In his plummiest Eton/Oxford/Bullingdon Club tones, Boris the Menace goes on record comparing Britain's leaving the European Union with those classic escapes from the Nazi POW camps – punishment beatings and all – in the movies he so much enjoyed as a lad.
Ah yes, Stalag 17, The Great Escape, The Wooden Horse – all those dumb Krauts. Those hopelessly disorganised, garlic-eating French resistance characters, couldn't organise a booze-up in a brewery, couldn't rely on 'em even in those days. Yet he even seemed to be calling current French President Francois Hollande a Nazi (Got his history a bit mixed up there).
It's caused absolute fury in Europe. Not a great start to negotiations on Brexit.
What lies behind this? Does Boris feel The Donald has been attracting more than his fair share of the limelight with his tweets? Will The Donald get ahead again with further tweets later on tonight?
Or is this just the Bullingdon Club talking? The Bullingdon Club – fruity-voiced elite yobboes who went to Oxford - specialises in wrecking restaurants at its get-togethers. Have they now branched into international diplomacy?
You couldn't make it up. Future study of the history of our times will be complex and challenging. Alexander the Great, Napoleon and Bismarck did not behave this way. Maybe we need to develop a computer programme that makes sense of the data fed in. That programme could be based on observation of school playgrounds.
Trigonometric …
ROB Nicolai, Howick's resident theoretical physicist, has now broadened his activities by becoming a cricketing trigonometric alignment authority. He addresses himself to Cricket SA on how they ought to treat AB de Villiers.
"After losing Abbott and Rossouw to overseas contracts, please listen carefully, I shall try using small words to make this clear: You simply cannot play hardball with AB de Villiers who only wants to be in top form for the 2019 World Cup.
"AB is recovering from an elbow injury and if he will be better rested and prepared for the World Cup, please let him.
"Surely you know that AB could easily get a contract with virtually any team that offers him a better deal and without AB our chances of winning are less in ODI cricket. Or does CSA wish to chase more top players offshore to make 'transformation' easier?
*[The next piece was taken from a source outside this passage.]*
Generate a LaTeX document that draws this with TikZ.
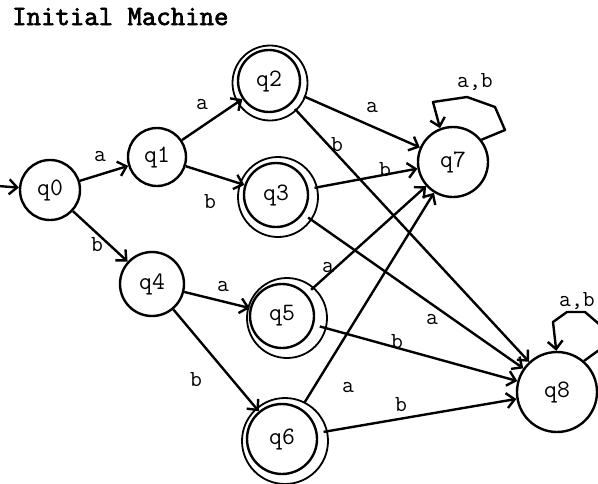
\documentclass[tikz,border=0pt]{standalone}
\usepackage{fontspec}
\newfontfamily\titlefont[FakeBold=2.5]{Latin Modern Mono}
\usetikzlibrary{arrows.meta}
\begin{document}
\begin{tikzpicture}[x=1pt,y=-1pt,
  state/.style={circle,draw,line width=2.4pt,inner sep=0pt,font=\ttfamily\fontsize{25}{25}\selectfont},
  ring/.style={line width=1.8pt},
  tr/.style={line width=2.4pt,-{Straight Barb[length=8pt,width=15pt]}},
  lbl/.style={font=\ttfamily\fontsize{23}{23}\selectfont,inner sep=0pt},
  fromacc/.style={shorten <=6pt}]
\clip (0,0) rectangle (598,483);

% title
\node[font=\titlefont\fontsize{28}{28}\selectfont,anchor=base west,inner sep=0pt] (title) at (12,25) {Initial Machine};

% states
\node[state,minimum size=60pt] (q0) at (50,190) {q0};
\node[state,minimum size=58pt] (q1) at (157,157) {q1};
\node[state,minimum size=62pt] (q2) at (269,81) {q2};
\node[state,minimum size=64pt] (q3) at (276,195) {q3};
\node[state,minimum size=64pt] (q4) at (152,284) {q4};
\node[state,minimum size=64pt] (q5) at (282,316) {q5};
\node[state,minimum size=70pt] (q6) at (282,439) {q6};
\node[state,minimum size=70pt] (q7) at (453,162) {q7};
\node[state,minimum size=80pt] (q8) at (557,392) {q8};

% accepting rings
\draw[ring] ([shift={(1,2)}]q2.center) circle[radius=37.5];
\draw[ring] ([shift={(2,2)}]q3.center) circle[radius=40];
\draw[ring] ([shift={(5,2)}]q5.center) circle[radius=40];
\draw[ring] ([shift={(3,2)}]q6.center) circle[radius=43];

% start arrow
\coordinate (start) at (-2,186);
\draw[tr] (start) -- (q0);

% transitions
\draw[tr] (q0) -- (q1) node[lbl] at (100,157) {a};
\draw[tr] (q1) -- (q2) node[lbl] at (202,105) {a};
\draw[tr] (q1) -- (q3) node[lbl] at (210,202) {b};
\draw[tr] (q0) -- (q4) node[lbl] at (97,245) {b};
\draw[tr,fromacc] (q2) -- (q7) node[lbl] at (372,108) {a};
\draw[tr,fromacc] (q2) -- (q8) node[lbl] at (337,145) {b};
\draw[tr,fromacc] (q3) -- (q7) node[lbl] at (385,170) {b};
\draw[tr,fromacc] (q3) -- (q8) node[lbl] at (432,320) {a};
\draw[tr] (q4) -- (q5) node[lbl] at (223,287) {a};
\draw[tr] (q4) -- (q6) node[lbl] at (196,380) {b};
\draw[tr,fromacc] (q5) -- (q7) node[lbl] at (328,268) {a};
\draw[tr,fromacc] (q5) -- (q8) node[lbl] at (397,342) {b};
\draw[tr,fromacc] (q6) -- (q7) node[lbl] at (348,388) {a};
\draw[tr,fromacc] (q6) -- (q8) node[lbl] at (401,405) {b};

% self loops
\draw[tr,line join=round] (q7.38) -- (505,130) -- (495,107) -- (467,97) -- (433,102) -- (q7.111)
  node[lbl] at (475,82) {a,b};
\draw[tr,line join=round] (q8.49) -- (606,345) -- (606,330) -- (585,312) -- (567,312) -- (553,322) -- (q8.91)
  node[lbl] at (577,301) {a,b};
\end{tikzpicture}
\end{document}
"If AB is not accommodated for the 2019 World Cup and we do not win, cricket sponsorship and support will falter and it may take ages to recover from. CSA officials will probably lose their jobs and more players may be permanently lost so please do the basic maths.
"Excluding AB from the Proteas on purpose is like not allowing Chuck Norris to fight in a war!"
You tangle at your peril with a trigonometric alignment authority.
Seenager
A READER says he's just discovered he's a seenager – senior teenager. He says he has all the things he wanted as a teenager, only 50 or 60 years later.
"I don't have to go to school or work.
"I get an allowance every month.
"I have my own pad.
"I don't have a curfew.
"I have a driver's licence and my own car.
"I have ID that gets me into bars and the wine store.
"The girls I hang around with are not scared of getting pregnant.
"And I don't have acne."
Tailpiece
A SCOUSER (inhabitant of Liverpool) walks into the local job centre. He marches up to the counter and says: "Hi, I'm looking for a job. I'm serious. I'm ready to try anything."
The man behind the counter replies "Your timing is amazing. We've just got one in from a very wealthy man who wants a chauffeur/bodyguard for his nymphomaniac twin daughters. You'll have to drive around in a big black Mercedes and wear the uniform provided. The hours are a bit long but the meals are provided. You also have to escort the young ladies on their overseas holidays. The salary package is £200 000 a year."
Scouser: "You're kidding me!"
Man behind the counter: "Well, you started it."
Last word
What if everything is an illusion and nothing exists? In that case, I definitely overpaid for my carpet.